STATED TASK ▸ Search the material below for the string "file" and list each line that holds it.

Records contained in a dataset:

— Begin —

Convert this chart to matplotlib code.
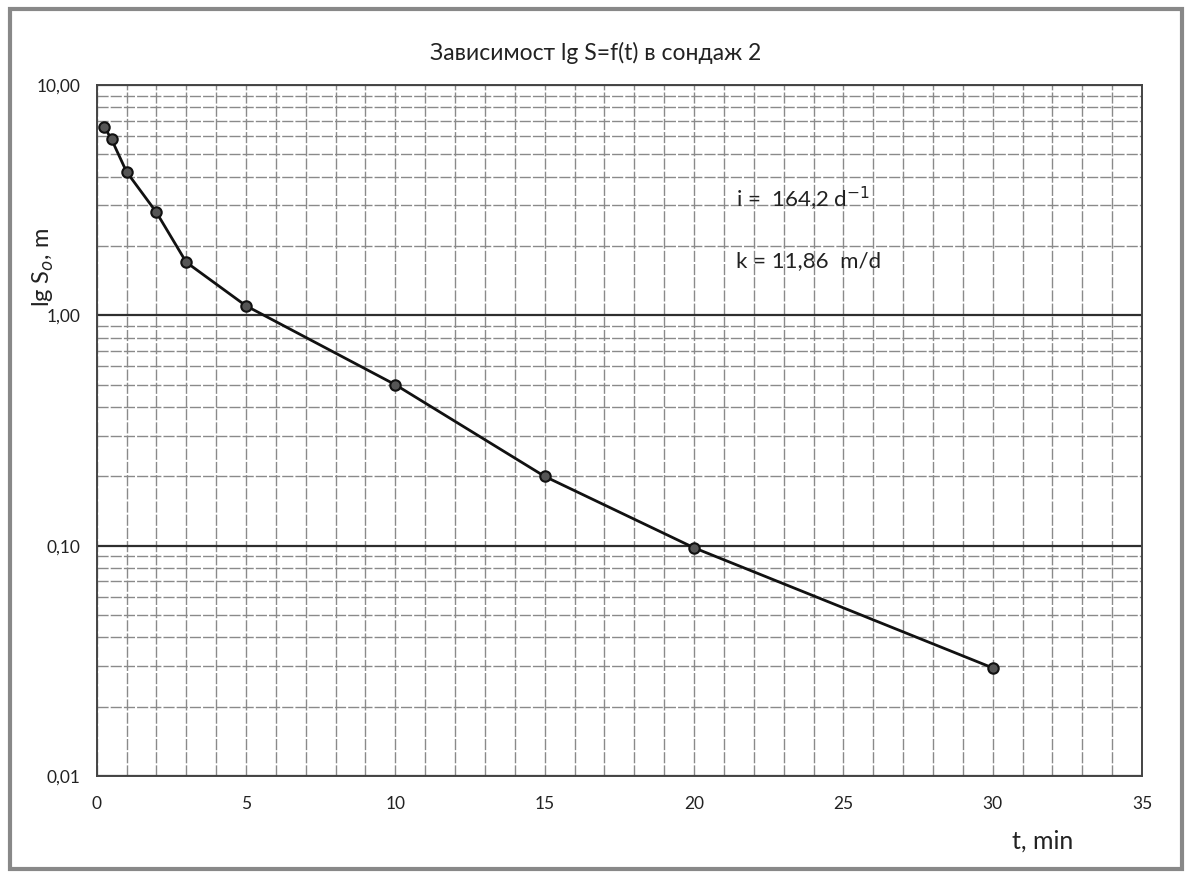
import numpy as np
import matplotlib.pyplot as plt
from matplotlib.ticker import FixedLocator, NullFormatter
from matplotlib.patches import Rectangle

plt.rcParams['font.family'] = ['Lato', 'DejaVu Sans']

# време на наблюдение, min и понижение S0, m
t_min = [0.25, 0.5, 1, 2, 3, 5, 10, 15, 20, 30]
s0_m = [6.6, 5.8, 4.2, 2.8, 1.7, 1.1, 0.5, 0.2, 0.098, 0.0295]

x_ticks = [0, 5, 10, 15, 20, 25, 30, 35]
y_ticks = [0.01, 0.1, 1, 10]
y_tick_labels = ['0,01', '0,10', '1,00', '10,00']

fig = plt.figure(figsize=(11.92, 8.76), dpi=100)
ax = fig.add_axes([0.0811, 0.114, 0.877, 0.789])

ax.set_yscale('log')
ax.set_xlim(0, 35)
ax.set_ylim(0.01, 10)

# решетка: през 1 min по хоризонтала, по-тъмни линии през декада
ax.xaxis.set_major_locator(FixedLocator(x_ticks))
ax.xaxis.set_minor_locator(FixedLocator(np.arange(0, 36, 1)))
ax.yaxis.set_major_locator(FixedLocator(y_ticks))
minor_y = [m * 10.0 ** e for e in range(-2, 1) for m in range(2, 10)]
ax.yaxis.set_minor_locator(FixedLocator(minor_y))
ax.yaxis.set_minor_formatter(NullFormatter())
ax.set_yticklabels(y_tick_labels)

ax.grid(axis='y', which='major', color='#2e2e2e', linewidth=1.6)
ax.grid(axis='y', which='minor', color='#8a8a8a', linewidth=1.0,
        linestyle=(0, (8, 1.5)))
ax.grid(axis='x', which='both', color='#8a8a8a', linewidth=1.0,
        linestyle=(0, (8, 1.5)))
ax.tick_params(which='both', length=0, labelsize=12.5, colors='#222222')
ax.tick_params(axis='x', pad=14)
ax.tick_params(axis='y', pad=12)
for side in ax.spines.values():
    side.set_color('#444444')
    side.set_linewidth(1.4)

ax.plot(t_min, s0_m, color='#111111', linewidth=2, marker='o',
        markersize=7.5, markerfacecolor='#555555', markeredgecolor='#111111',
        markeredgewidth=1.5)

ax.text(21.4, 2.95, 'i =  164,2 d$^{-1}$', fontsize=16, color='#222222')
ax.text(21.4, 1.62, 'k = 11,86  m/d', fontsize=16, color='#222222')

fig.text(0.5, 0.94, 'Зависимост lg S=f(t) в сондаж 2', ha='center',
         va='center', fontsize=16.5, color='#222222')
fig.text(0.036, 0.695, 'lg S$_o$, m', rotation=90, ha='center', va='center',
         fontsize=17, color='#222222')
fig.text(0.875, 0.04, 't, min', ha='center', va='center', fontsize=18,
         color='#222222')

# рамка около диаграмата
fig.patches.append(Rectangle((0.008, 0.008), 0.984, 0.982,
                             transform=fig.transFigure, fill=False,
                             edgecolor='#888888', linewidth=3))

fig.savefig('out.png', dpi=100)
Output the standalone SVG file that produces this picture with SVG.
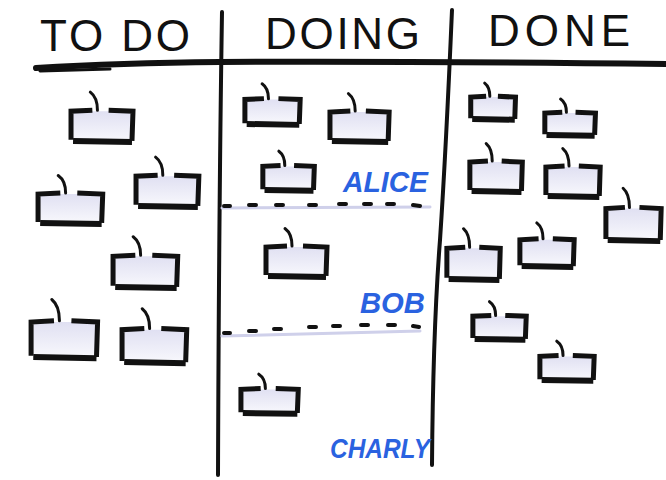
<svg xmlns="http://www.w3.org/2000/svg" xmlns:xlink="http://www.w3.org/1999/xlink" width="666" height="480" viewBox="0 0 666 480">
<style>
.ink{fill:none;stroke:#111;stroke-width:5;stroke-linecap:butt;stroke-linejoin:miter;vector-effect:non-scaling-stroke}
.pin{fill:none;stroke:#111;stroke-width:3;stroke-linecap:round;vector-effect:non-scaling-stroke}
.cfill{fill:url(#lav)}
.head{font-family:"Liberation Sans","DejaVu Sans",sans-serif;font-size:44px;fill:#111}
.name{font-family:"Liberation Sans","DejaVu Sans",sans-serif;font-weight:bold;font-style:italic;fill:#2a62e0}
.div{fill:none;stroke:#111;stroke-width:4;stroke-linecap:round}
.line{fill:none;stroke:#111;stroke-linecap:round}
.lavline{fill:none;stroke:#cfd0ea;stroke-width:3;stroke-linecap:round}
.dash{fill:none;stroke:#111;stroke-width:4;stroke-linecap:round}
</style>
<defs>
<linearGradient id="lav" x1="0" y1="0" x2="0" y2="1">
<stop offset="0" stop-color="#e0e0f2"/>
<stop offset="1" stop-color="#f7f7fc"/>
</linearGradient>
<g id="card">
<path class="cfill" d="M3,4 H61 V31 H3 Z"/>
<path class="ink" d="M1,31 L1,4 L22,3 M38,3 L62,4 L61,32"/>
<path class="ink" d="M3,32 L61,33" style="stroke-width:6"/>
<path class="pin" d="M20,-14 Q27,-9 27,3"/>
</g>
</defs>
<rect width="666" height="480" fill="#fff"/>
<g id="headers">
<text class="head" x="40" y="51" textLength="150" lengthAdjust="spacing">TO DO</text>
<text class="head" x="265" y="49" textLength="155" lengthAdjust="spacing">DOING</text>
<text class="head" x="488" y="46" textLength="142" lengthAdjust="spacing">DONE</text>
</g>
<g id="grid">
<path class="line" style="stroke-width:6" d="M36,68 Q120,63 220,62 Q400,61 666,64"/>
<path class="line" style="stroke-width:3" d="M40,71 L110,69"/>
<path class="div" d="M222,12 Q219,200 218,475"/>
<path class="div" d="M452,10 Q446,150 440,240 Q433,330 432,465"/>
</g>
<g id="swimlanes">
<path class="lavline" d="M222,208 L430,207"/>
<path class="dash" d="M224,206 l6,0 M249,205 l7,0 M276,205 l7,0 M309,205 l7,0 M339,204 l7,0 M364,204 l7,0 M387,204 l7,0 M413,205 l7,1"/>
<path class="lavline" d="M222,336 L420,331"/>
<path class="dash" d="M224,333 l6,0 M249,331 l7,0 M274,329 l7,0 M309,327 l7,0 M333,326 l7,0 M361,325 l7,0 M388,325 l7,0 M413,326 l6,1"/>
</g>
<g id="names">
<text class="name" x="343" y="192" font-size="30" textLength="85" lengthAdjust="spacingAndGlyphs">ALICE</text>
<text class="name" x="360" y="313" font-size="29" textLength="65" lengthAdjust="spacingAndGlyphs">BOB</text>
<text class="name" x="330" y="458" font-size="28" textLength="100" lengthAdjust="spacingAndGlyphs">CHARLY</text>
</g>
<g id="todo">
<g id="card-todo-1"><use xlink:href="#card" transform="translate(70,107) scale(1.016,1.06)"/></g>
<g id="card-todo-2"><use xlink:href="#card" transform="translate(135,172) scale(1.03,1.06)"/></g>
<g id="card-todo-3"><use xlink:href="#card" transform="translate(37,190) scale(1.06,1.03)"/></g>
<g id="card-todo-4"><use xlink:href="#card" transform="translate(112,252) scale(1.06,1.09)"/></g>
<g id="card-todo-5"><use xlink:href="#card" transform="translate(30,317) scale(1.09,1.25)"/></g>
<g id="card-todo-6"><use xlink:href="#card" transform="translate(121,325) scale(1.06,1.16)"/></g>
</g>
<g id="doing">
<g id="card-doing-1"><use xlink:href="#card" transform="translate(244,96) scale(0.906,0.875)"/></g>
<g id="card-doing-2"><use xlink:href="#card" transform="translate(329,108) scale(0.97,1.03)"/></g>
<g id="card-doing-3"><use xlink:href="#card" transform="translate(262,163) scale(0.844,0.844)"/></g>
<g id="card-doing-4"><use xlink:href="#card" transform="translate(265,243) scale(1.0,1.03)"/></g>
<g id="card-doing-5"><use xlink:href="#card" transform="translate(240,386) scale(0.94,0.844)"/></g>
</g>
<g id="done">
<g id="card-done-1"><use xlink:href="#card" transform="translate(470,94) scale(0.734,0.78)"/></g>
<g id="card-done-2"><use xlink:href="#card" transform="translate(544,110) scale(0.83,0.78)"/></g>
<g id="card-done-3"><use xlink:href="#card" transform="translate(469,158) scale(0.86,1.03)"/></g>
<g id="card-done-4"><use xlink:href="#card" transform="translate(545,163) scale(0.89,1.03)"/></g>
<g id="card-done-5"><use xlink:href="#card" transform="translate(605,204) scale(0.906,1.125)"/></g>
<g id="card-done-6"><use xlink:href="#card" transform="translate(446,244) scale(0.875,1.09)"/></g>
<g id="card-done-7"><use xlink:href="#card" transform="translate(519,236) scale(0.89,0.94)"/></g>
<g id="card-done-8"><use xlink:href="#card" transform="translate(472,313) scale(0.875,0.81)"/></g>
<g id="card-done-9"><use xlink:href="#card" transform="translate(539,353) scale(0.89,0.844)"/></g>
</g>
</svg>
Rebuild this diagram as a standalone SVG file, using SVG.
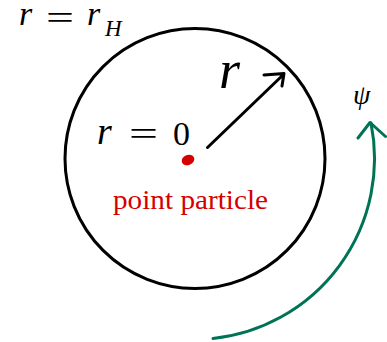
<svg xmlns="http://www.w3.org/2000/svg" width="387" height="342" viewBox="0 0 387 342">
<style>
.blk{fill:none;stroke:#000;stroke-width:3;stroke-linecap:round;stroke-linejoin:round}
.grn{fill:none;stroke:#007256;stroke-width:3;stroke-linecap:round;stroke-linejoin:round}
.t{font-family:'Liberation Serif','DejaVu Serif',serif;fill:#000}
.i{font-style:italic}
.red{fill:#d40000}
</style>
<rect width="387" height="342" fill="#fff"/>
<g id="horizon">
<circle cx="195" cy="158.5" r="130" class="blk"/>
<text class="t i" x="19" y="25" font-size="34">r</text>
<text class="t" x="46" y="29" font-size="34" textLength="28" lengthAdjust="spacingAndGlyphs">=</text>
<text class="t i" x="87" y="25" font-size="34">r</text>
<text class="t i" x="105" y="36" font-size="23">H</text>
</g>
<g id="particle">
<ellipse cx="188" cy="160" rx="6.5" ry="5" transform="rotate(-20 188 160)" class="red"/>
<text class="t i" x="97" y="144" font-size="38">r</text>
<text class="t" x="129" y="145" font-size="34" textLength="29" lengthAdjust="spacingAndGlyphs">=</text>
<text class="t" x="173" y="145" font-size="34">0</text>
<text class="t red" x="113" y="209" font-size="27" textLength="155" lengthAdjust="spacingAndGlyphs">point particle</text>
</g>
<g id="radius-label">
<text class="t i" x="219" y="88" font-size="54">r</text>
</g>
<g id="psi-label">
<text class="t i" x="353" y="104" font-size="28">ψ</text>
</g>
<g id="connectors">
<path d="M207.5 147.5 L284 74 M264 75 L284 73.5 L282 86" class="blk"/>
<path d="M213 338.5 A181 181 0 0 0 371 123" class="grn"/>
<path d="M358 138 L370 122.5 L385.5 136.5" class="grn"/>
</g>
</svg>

— End —

EXERCISE RESULT ▸
Output the standalone SVG file that produces this picture with SVG.
Rebuild this diagram as a standalone SVG file, using SVG.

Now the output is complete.